§ **Exercise aim**: Return each line of the data below verbatim; pictures are to be left out.

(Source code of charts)
========================================================================

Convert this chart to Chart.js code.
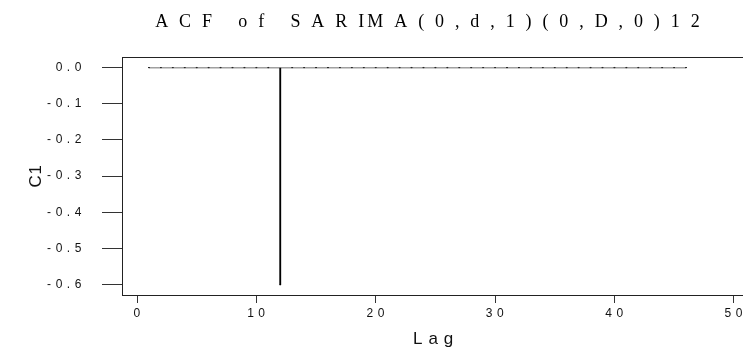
<!DOCTYPE html>
<html><head><meta charset="utf-8">
<style>html,body{margin:0;padding:0;background:#fff;overflow:hidden}#wrap{width:750px;height:355px;position:relative}</style>
<script src="https://cdn.jsdelivr.net/npm/chart.js@4/dist/chart.umd.min.js"></script>
</head><body><div id="wrap"><canvas id="c" width="750" height="355"></canvas></div>
<script>
const chartTitle = "A C F   o f   S A R IM A ( 0 , d , 1 ) ( 0 , D , 0 ) 1 2";
const xAxisTitle = "L a g";
const yAxisTitle = "C1";
const lags = [1,2,3,4,5,6,7,8,9,10,11,12,13,14,15,16,17,18,19,20,21,22,23,24,25,26,27,28,29,30,31,32,33,34,35,36,37,38,39,40,41,42,43,44,45,46];
const acfValues = [0,0,0,0,0,0,0,0,0,0,0,-0.6,0,0,0,0,0,0,0,0,0,0,0,0,0,0,0,0,0,0,0,0,0,0,0,0,0,0,0,0,0,0,0,0,0,0];
const zeroLineX = [1, 46];
const zeroLineY = [0, 0];
const xTickValues = [0,10,20,30,40,50];
const xTickLabels = ["0","1 0","2 0","3 0","4 0","5 0"];
const yTickValues = [0,-0.1,-0.2,-0.3,-0.4,-0.5,-0.6];
const yTickLabels = ["0 . 0","- 0 . 1","- 0 . 2","- 0 . 3","- 0 . 4","- 0 . 5","- 0 . 6"];

const acfPoints = lags.map((l,i)=>({x:l, y:acfValues[i]}));
const refPoints = zeroLineX.map((x,i)=>({x:x, y:zeroLineY[i]}));

const framePlugin = {
  id: 'frame',
  beforeDraw(chart) {
    chart.ctx.letterSpacing = '0.6px';
  },
  afterDatasetsDraw(chart) {
    const {ctx, chartArea:a} = chart;
    ctx.save();
    ctx.strokeStyle = '#222';
    ctx.lineWidth = 1;
    ctx.strokeRect(Math.round(a.left)+0.5, Math.round(a.top)+0.5, Math.round(a.right-a.left), Math.round(a.bottom-a.top));
    ctx.restore();
  },
  afterDraw(chart) {
    const ctx = chart.ctx;
    ctx.save();
    ctx.fillStyle = '#000';
    ctx.letterSpacing = '3.2px';
    ctx.font = '18px "Liberation Serif", "Times New Roman", serif';
    ctx.textAlign = 'center';
    ctx.textBaseline = 'middle';
    ctx.fillText(chartTitle, 429, 22);
    ctx.restore();
  }
};

const tickFont = {family: '"Liberation Sans", Arial, sans-serif', size: 12};
const titleFont = {family: '"Liberation Sans", Arial, sans-serif', size: 17};
new Chart(document.getElementById('c'), {
  type: 'bar',
  data: {
    datasets: [
      {type:'bar', data: acfPoints, backgroundColor:'#000', borderWidth:0, barThickness:1.2, order:1},
      {type:'scatter', data: acfPoints, pointStyle:'rect', pointRadius:1, backgroundColor:'#777', borderWidth:0, order:2},
      {type:'line', data: refPoints, borderColor:'#a0a0a0', borderWidth:1.5, pointRadius:0, order:3}
    ]
  },
  options: {
    responsive: false,
    devicePixelRatio: 1,
    animation: false,
    layout: {padding: {top:57, right:5, bottom:0, left:0}},
    plugins: {legend:{display:false}, tooltip:{enabled:false}, title:{display:false}},
    scales: {
      x: {
        type:'linear', min:-1.258, max:50.94, offset:false,
        afterFit(s){ s.height = 60; },
        afterBuildTicks(s){ s.ticks = xTickValues.map(v=>({value:v})); },
        border:{display:false},
        grid:{display:true, offset:false, drawOnChartArea:false, drawTicks:true, tickLength:8, color:'#333', lineWidth:1},
        ticks:{autoSkip:false, maxRotation:0, padding:3, color:'#111', font:tickFont,
          callback:(v,i)=>xTickLabels[i]},
        title:{display:true, text:xAxisTitle, color:'#111', font:titleFont, padding:{top:0,bottom:5}}
      },
      y: {
        type:'linear', min:-0.6285, max:0.0294,
        afterFit(s){ s.width = 122; },
        afterBuildTicks(s){ s.ticks = yTickValues.map(v=>({value:v})); },
        border:{display:false},
        grid:{display:true, drawOnChartArea:false, drawTicks:true, tickLength:20, color:'#333', lineWidth:1},
        ticks:{autoSkip:false, padding:20, color:'#111', font:tickFont,
          callback:(v,i)=>yTickLabels[i]},
        title:{display:true, text:yAxisTitle, color:'#111', font:titleFont, padding:{top:26,bottom:0}}
      }
    }
  },
  plugins:[framePlugin]
});
</script>
</body></html>
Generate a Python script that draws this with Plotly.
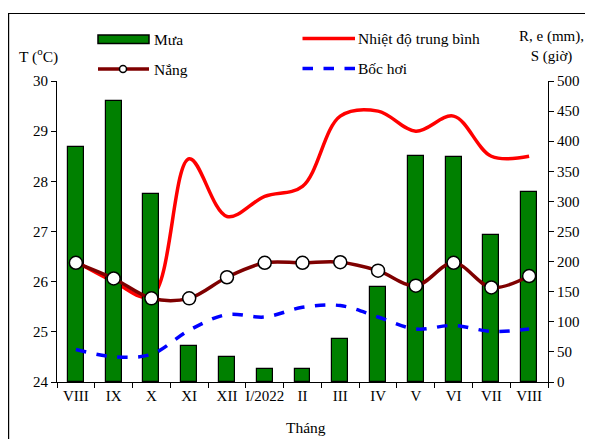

========================================================================

§ **Result of this exercise**:
Convert this chart to Chart.js code.
<!DOCTYPE html>
<html><head><meta charset="utf-8">
<style>html,body{margin:0;padding:0;background:#fff;overflow:hidden}#wrap{width:750px;height:355px;position:relative}</style>
<script src="https://cdn.jsdelivr.net/npm/chart.js@4/dist/chart.umd.min.js"></script>
</head><body><div id="wrap"><canvas id="c" width="750" height="355"></canvas></div>
<script>
const chartTitle = "A C F   o f   S A R IM A ( 0 , d , 1 ) ( 0 , D , 0 ) 1 2";
const xAxisTitle = "L a g";
const yAxisTitle = "C1";
const lags = [1,2,3,4,5,6,7,8,9,10,11,12,13,14,15,16,17,18,19,20,21,22,23,24,25,26,27,28,29,30,31,32,33,34,35,36,37,38,39,40,41,42,43,44,45,46];
const acfValues = [0,0,0,0,0,0,0,0,0,0,0,-0.6,0,0,0,0,0,0,0,0,0,0,0,0,0,0,0,0,0,0,0,0,0,0,0,0,0,0,0,0,0,0,0,0,0,0];
const zeroLineX = [1, 46];
const zeroLineY = [0, 0];
const xTickValues = [0,10,20,30,40,50];
const xTickLabels = ["0","1 0","2 0","3 0","4 0","5 0"];
const yTickValues = [0,-0.1,-0.2,-0.3,-0.4,-0.5,-0.6];
const yTickLabels = ["0 . 0","- 0 . 1","- 0 . 2","- 0 . 3","- 0 . 4","- 0 . 5","- 0 . 6"];

const acfPoints = lags.map((l,i)=>({x:l, y:acfValues[i]}));
const refPoints = zeroLineX.map((x,i)=>({x:x, y:zeroLineY[i]}));

const framePlugin = {
  id: 'frame',
  beforeDraw(chart) {
    chart.ctx.letterSpacing = '0.6px';
  },
  afterDatasetsDraw(chart) {
    const {ctx, chartArea:a} = chart;
    ctx.save();
    ctx.strokeStyle = '#222';
    ctx.lineWidth = 1;
    ctx.strokeRect(Math.round(a.left)+0.5, Math.round(a.top)+0.5, Math.round(a.right-a.left), Math.round(a.bottom-a.top));
    ctx.restore();
  },
  afterDraw(chart) {
    const ctx = chart.ctx;
    ctx.save();
    ctx.fillStyle = '#000';
    ctx.letterSpacing = '3.2px';
    ctx.font = '18px "Liberation Serif", "Times New Roman", serif';
    ctx.textAlign = 'center';
    ctx.textBaseline = 'middle';
    ctx.fillText(chartTitle, 429, 22);
    ctx.restore();
  }
};

const tickFont = {family: '"Liberation Sans", Arial, sans-serif', size: 12};
const titleFont = {family: '"Liberation Sans", Arial, sans-serif', size: 17};
new Chart(document.getElementById('c'), {
  type: 'bar',
  data: {
    datasets: [
      {type:'bar', data: acfPoints, backgroundColor:'#000', borderWidth:0, barThickness:1.2, order:1},
      {type:'scatter', data: acfPoints, pointStyle:'rect', pointRadius:1, backgroundColor:'#777', borderWidth:0, order:2},
      {type:'line', data: refPoints, borderColor:'#a0a0a0', borderWidth:1.5, pointRadius:0, order:3}
    ]
  },
  options: {
    responsive: false,
    devicePixelRatio: 1,
    animation: false,
    layout: {padding: {top:57, right:5, bottom:0, left:0}},
    plugins: {legend:{display:false}, tooltip:{enabled:false}, title:{display:false}},
    scales: {
      x: {
        type:'linear', min:-1.258, max:50.94, offset:false,
        afterFit(s){ s.height = 60; },
        afterBuildTicks(s){ s.ticks = xTickValues.map(v=>({value:v})); },
        border:{display:false},
        grid:{display:true, offset:false, drawOnChartArea:false, drawTicks:true, tickLength:8, color:'#333', lineWidth:1},
        ticks:{autoSkip:false, maxRotation:0, padding:3, color:'#111', font:tickFont,
          callback:(v,i)=>xTickLabels[i]},
        title:{display:true, text:xAxisTitle, color:'#111', font:titleFont, padding:{top:0,bottom:5}}
      },
      y: {
        type:'linear', min:-0.6285, max:0.0294,
        afterFit(s){ s.width = 122; },
        afterBuildTicks(s){ s.ticks = yTickValues.map(v=>({value:v})); },
        border:{display:false},
        grid:{display:true, drawOnChartArea:false, drawTicks:true, tickLength:20, color:'#333', lineWidth:1},
        ticks:{autoSkip:false, padding:20, color:'#111', font:tickFont,
          callback:(v,i)=>yTickLabels[i]},
        title:{display:true, text:yAxisTitle, color:'#111', font:titleFont, padding:{top:26,bottom:0}}
      }
    }
  },
  plugins:[framePlugin]
});
</script>
</body></html>
Generate a Python script that draws this with Plotly.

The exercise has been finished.